Pakistan plans to re-enter global capital markets with Panda Bonds, Sustainable Bonds, and Eurobonds

Debt Management Office states work is underway for issuance of Sustainable Bonds, with Sustainable Financing Framework finalised and currently under review by federal cabinet

Pakistan is preparing to re-enter international capital markets using instruments like Panda Bonds, Sustainable Bonds, and Eurobonds, contingent on favorable global interest rates and macroeconomic stability. This shift is being made in response to the challenging and uncertain global capital market environment, Dawn reported. 

According to the Medium-Term Debt Strategy (MTDS 2026–28), the government will also continue to focus on multilateral and bilateral financing due to the concessional terms and extended maturities they offer. 

The Debt Management Office (DMO) under the Ministry of Finance stated that work is already underway for the issuance of Sustainable Bonds. A Sustainable Financing Framework has been finalised and is under review by the federal cabinet. This framework will guide future sustainable bond issuances, with details regarding maturity, interest rate types, and repayment terms designed to meet investor demand.

According to the news report, Sustainable Bonds will require issuers to allocate proceeds to environmental, climate-resilient, and social projects, with clear eligibility criteria. These projects may include low-carbon transport, renewable energy, water management, pollution control, and green buildings, among others. Transparency and accountability will be crucial, as funds will need to be tracked and reported to financiers.

In addition to Sustainable Bonds, Pakistan is set to launch its Panda Bond program, with an initial issuance of $200–250 million planned for fiscal year 2026. The government plans additional tranches in the medium term. This follows Pakistan’s establishment of a $1 billion Panda Bond program.

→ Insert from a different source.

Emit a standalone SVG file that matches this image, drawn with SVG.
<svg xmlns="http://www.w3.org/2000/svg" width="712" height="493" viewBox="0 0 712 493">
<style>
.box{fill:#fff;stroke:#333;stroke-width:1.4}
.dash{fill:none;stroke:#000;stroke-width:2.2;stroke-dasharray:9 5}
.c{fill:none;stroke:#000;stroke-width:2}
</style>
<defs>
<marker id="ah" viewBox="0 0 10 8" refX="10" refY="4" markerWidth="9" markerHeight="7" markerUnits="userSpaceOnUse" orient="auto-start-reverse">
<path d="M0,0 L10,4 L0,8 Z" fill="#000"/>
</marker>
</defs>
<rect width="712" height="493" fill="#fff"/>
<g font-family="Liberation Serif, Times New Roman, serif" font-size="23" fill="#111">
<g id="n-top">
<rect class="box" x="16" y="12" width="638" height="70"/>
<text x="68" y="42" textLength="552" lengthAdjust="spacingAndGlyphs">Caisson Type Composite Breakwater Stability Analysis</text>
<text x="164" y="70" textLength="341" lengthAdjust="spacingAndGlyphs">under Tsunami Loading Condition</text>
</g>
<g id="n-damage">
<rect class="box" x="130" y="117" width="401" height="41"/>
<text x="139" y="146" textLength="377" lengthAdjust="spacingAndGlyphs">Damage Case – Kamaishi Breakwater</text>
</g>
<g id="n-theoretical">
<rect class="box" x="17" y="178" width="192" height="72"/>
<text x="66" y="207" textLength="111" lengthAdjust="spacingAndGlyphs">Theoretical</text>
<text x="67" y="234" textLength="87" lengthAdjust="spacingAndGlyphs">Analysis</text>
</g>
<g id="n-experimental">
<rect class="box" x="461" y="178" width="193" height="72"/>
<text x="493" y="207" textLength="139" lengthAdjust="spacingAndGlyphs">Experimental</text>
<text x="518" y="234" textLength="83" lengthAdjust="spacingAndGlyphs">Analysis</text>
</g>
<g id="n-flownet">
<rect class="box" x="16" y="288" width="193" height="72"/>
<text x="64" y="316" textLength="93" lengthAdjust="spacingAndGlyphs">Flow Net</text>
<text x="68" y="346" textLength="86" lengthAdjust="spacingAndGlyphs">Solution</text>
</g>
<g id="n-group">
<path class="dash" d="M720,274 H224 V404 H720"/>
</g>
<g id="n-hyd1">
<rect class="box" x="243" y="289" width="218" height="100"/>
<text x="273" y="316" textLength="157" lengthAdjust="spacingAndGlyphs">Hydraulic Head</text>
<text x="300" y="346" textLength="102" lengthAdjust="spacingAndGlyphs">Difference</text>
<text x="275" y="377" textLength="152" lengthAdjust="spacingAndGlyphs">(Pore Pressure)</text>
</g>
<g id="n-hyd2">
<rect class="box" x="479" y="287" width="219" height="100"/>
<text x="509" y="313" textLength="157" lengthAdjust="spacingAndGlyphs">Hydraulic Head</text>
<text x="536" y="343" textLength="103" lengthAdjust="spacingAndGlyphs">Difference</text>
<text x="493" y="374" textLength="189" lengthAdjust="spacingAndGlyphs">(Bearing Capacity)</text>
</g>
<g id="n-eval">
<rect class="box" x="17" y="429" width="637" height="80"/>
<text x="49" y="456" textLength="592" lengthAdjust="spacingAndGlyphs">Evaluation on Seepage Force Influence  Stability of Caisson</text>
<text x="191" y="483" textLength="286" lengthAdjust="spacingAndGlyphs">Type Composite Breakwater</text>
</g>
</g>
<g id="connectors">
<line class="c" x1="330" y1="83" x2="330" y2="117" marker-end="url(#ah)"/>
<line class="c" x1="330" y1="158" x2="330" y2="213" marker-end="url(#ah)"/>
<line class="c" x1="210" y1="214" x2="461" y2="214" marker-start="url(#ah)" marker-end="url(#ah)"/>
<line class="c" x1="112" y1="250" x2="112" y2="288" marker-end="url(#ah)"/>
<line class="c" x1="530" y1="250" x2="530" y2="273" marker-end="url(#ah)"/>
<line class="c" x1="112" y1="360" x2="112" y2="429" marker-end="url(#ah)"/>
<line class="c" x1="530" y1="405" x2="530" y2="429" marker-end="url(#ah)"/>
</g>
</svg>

Currently, Pakistan’s external financing relies heavily on multilateral creditors, which make up about 47% of external debt, followed by bilateral loans and deposits. Short-term loans from foreign commercial banks comprise 7%, while longer-term Eurobonds and Sukuk make up 8%, a decrease from 11% in previous years. The rising share of short-term loans and bilateral deposits has led to higher refinancing risks.

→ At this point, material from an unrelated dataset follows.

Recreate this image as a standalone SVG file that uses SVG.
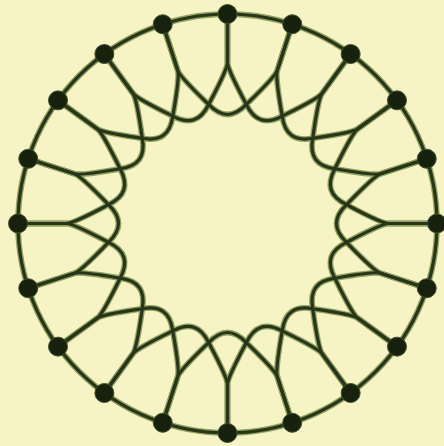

Despite increasing borrowing from international sources, Pakistan’s external debt remains concentrated in a few major currencies, with the US dollar dominating at 57.8%. Special Drawing Rights (SDR), the Chinese yuan, yen, and euro make up smaller portions.

On the domestic side, the government will continue relying on domestic debt to finance its activities, with an emphasis on fixed-rate securities, including zero-coupon bonds, to optimize the maturity profile and reduce refinancing risks.